Even when a person does find a job, Nordmeier said, it doesn’t hurt to be on the look out for something with a higher wage.

“If they have the skills and qualifications for something better and that opportunity comes over, I’m sure they’ll be able to make that transition and get hired,” he said. “Put on another hat, so to speak.”

What the unemployment numbers do not display are the demographics.

“Under 18, we usually have a couple who come in a month,” Nordmeier said. “Eighteen to 22, it steps up a little bit higher. But the 23-35, that’s (the largest) group. And the 35 to 40-something, that’s the next largest group.”

Harringer said people who are unemployed may need to gain additional skills to get the jobs they want or need.

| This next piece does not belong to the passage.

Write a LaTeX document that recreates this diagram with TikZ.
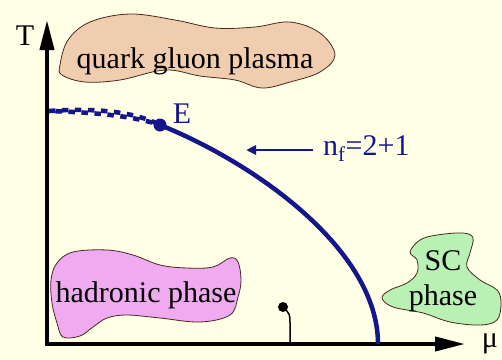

“Go out there and get as much training as you can: what fires you up, what you’re interested in, what you want to do. Decide to do that first,” she said. “If you ever had a chance to advance yourself, take advantage of what training WorkWise have here.”

Nordmeier, who at one point in his life was unemployed for 10 months, said three things are important for employment.

“Employers are looking for individuals that require the minimum amount of training, show up for work on time and are dependable,” he said.